(Charts and diagrams as code)
○ ○ ○ ○

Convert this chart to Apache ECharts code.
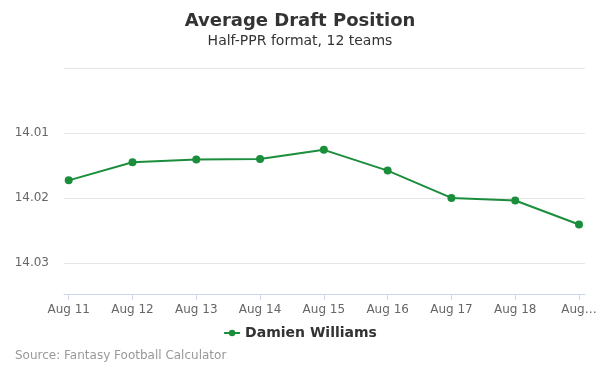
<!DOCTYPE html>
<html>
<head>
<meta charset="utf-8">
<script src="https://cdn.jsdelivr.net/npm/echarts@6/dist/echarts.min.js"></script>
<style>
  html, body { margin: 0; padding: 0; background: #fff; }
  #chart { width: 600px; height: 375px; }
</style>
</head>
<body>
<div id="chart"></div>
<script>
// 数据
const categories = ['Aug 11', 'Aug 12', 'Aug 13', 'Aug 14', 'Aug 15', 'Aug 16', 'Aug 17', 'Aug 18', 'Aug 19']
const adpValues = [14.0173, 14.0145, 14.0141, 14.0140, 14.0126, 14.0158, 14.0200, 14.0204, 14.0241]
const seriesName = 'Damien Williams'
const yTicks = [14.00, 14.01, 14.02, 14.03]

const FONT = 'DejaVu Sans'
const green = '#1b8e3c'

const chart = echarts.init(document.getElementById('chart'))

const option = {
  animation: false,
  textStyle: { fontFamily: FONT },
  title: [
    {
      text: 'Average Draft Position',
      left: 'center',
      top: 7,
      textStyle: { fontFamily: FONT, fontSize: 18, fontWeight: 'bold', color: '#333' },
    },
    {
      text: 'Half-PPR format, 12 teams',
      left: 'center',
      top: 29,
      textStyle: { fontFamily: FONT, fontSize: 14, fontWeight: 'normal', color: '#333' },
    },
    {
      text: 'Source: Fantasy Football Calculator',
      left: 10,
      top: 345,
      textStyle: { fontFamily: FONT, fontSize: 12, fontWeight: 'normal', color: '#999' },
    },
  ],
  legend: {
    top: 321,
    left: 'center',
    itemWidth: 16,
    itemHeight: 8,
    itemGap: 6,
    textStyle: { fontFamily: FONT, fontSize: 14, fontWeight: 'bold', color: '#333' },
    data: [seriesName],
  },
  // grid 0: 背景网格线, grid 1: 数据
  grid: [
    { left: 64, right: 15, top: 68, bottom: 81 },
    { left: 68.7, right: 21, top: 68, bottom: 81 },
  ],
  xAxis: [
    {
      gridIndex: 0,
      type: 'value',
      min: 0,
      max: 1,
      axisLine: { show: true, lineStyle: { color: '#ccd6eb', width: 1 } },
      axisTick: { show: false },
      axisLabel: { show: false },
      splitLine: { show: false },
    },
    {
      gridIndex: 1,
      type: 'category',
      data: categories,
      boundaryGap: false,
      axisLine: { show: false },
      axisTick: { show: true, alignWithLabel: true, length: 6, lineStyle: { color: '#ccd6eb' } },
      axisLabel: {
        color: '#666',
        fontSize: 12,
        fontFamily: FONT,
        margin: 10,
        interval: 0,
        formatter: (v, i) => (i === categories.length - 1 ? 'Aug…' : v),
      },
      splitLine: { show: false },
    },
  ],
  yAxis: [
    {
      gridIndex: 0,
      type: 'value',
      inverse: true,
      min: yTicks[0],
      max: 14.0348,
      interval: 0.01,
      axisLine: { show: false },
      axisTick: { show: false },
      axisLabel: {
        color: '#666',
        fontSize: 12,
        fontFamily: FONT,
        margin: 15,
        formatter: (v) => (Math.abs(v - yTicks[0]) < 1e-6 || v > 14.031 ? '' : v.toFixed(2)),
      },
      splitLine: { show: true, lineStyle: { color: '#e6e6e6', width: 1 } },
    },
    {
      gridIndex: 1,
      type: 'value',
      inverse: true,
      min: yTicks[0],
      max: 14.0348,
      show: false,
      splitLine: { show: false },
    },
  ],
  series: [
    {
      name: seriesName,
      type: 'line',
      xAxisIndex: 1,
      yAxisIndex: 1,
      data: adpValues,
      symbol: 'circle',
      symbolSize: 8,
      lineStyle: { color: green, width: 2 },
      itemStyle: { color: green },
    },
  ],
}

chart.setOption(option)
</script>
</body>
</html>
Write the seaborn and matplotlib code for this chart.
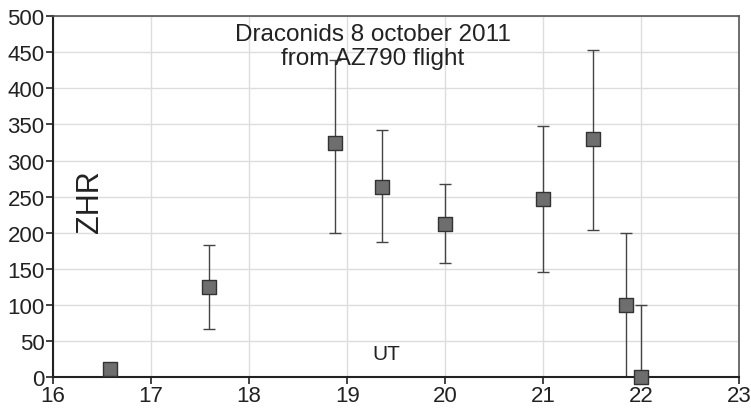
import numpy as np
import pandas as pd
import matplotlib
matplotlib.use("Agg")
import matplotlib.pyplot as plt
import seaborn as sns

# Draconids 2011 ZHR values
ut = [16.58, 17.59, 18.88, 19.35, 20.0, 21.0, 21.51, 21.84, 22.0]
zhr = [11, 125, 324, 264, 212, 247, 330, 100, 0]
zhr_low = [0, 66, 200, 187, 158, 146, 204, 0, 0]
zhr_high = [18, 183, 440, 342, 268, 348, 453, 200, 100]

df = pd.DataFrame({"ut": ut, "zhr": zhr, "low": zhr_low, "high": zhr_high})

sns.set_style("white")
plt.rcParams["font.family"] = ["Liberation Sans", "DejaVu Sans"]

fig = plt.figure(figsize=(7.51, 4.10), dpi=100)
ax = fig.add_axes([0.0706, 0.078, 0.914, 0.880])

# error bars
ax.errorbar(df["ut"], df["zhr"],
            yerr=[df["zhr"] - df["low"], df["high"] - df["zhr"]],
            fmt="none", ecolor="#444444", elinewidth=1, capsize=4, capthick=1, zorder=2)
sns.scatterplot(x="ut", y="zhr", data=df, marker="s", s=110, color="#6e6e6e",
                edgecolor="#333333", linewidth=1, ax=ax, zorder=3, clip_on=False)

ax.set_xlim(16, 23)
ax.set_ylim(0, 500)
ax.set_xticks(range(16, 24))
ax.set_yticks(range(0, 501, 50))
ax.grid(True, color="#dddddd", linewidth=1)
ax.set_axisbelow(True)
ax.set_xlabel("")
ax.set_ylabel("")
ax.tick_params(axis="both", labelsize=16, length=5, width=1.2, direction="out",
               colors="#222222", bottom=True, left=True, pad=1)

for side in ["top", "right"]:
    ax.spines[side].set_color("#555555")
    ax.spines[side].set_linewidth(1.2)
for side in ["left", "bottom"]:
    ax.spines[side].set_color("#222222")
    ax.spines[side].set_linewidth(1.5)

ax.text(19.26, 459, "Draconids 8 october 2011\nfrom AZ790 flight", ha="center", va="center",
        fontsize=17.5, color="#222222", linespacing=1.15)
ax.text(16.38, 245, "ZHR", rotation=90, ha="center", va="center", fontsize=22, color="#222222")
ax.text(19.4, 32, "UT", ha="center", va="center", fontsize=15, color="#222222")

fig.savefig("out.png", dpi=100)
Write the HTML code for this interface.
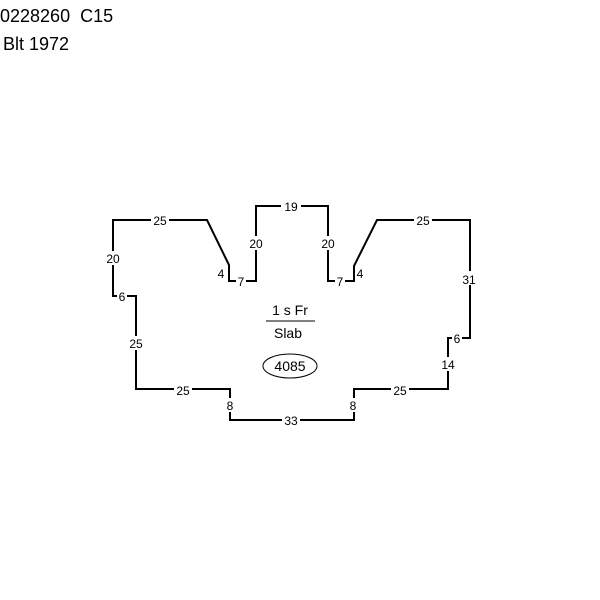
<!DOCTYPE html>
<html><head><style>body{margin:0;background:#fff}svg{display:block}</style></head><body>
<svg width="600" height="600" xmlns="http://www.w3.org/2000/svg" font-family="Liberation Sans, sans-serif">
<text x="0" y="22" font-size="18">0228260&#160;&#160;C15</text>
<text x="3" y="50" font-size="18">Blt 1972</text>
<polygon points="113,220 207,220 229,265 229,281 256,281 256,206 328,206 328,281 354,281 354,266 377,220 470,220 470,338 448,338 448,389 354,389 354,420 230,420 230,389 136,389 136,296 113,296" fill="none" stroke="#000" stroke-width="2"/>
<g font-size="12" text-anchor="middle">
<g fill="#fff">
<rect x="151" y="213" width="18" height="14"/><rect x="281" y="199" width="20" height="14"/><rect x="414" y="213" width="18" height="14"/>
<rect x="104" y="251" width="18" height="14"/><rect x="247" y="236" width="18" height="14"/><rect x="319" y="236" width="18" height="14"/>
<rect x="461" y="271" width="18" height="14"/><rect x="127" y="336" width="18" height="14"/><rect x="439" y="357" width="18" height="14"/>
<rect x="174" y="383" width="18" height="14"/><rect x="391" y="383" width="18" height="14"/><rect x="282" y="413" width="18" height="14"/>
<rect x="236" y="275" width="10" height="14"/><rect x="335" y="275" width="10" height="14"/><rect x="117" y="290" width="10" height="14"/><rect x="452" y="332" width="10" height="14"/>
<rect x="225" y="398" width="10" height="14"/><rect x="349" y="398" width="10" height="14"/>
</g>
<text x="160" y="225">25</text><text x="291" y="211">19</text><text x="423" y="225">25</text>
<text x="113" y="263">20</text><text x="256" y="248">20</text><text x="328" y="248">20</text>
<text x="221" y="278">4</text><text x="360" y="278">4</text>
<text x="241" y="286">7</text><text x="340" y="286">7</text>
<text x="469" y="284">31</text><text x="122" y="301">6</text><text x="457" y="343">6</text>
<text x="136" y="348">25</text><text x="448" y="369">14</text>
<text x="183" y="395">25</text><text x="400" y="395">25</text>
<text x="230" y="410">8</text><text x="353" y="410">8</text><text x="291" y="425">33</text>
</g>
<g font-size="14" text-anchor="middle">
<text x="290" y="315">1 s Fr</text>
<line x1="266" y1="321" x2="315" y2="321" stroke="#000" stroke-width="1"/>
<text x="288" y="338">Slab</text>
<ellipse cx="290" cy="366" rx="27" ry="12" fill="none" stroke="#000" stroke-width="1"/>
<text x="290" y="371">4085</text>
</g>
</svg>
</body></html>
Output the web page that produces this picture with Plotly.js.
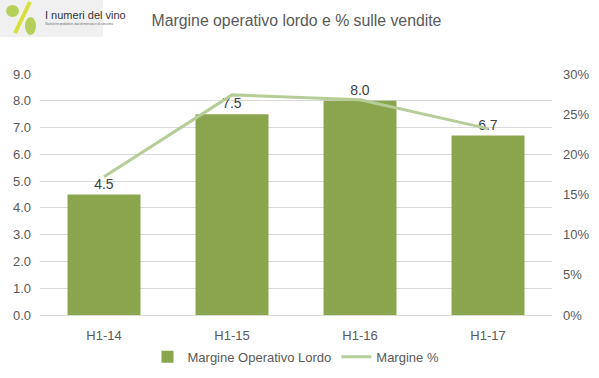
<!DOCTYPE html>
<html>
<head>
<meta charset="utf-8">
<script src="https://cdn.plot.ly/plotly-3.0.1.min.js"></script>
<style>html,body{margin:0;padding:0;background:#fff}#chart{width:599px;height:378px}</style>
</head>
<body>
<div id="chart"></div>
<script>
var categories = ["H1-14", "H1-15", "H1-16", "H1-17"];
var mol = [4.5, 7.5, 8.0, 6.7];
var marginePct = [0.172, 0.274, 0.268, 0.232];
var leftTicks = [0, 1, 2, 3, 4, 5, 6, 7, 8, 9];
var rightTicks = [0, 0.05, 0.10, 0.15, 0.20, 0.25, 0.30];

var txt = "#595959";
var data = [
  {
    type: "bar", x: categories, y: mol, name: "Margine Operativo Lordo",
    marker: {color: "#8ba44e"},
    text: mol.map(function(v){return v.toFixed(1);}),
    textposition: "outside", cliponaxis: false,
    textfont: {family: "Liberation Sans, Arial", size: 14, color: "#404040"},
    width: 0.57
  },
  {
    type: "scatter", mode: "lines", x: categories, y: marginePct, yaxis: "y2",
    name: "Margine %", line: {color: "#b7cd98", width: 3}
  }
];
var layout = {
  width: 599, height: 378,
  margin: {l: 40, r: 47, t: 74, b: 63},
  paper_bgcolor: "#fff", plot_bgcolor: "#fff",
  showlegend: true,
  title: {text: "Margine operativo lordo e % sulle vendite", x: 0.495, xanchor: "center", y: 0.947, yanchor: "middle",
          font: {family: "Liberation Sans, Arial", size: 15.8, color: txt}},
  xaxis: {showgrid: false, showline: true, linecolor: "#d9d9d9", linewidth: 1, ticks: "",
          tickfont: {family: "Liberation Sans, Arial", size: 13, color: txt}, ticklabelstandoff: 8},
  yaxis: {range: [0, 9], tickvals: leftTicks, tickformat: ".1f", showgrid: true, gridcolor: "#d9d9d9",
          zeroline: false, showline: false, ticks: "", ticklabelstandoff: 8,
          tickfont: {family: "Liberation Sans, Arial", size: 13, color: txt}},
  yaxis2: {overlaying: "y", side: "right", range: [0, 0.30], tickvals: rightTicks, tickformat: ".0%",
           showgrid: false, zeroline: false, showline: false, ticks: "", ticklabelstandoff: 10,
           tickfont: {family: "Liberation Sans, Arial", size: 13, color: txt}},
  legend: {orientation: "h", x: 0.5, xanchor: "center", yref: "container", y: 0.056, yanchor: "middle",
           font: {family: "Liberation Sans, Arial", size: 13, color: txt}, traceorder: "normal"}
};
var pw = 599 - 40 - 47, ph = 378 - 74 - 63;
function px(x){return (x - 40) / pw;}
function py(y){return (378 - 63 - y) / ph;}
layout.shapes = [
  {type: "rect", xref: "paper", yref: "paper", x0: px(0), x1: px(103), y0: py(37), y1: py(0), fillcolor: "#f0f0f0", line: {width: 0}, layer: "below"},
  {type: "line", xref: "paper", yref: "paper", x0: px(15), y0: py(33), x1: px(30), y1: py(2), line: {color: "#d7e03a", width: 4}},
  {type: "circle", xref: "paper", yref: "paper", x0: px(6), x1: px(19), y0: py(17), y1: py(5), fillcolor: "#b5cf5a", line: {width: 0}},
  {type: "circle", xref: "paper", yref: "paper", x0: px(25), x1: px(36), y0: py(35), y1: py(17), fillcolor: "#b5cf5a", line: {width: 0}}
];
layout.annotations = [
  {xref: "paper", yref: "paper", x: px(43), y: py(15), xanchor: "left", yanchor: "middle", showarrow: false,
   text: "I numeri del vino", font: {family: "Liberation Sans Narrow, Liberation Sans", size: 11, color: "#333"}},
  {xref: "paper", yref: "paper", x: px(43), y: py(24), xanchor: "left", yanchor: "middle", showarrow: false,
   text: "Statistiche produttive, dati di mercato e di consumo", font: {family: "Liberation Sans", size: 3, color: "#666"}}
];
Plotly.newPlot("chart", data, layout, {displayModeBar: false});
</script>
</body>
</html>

○ ○ ○ ○

■ EXERCISE GOAL ■
In the listing above, find the line containing "Write the seaborn" and the line containing "ax = fig.add_axes([0.0706, 0.078, 0.914, 0.880])", then output those two lines and everything between them exactly as written, without the images.

■ SOLUTION FOR THIS PROBLEM ■
Write the seaborn and matplotlib code for this chart.
import numpy as np
import pandas as pd
import matplotlib
matplotlib.use("Agg")
import matplotlib.pyplot as plt
import seaborn as sns

# Draconids 2011 ZHR values
ut = [16.58, 17.59, 18.88, 19.35, 20.0, 21.0, 21.51, 21.84, 22.0]
zhr = [11, 125, 324, 264, 212, 247, 330, 100, 0]
zhr_low = [0, 66, 200, 187, 158, 146, 204, 0, 0]
zhr_high = [18, 183, 440, 342, 268, 348, 453, 200, 100]

df = pd.DataFrame({"ut": ut, "zhr": zhr, "low": zhr_low, "high": zhr_high})

sns.set_style("white")
plt.rcParams["font.family"] = ["Liberation Sans", "DejaVu Sans"]

fig = plt.figure(figsize=(7.51, 4.10), dpi=100)
ax = fig.add_axes([0.0706, 0.078, 0.914, 0.880])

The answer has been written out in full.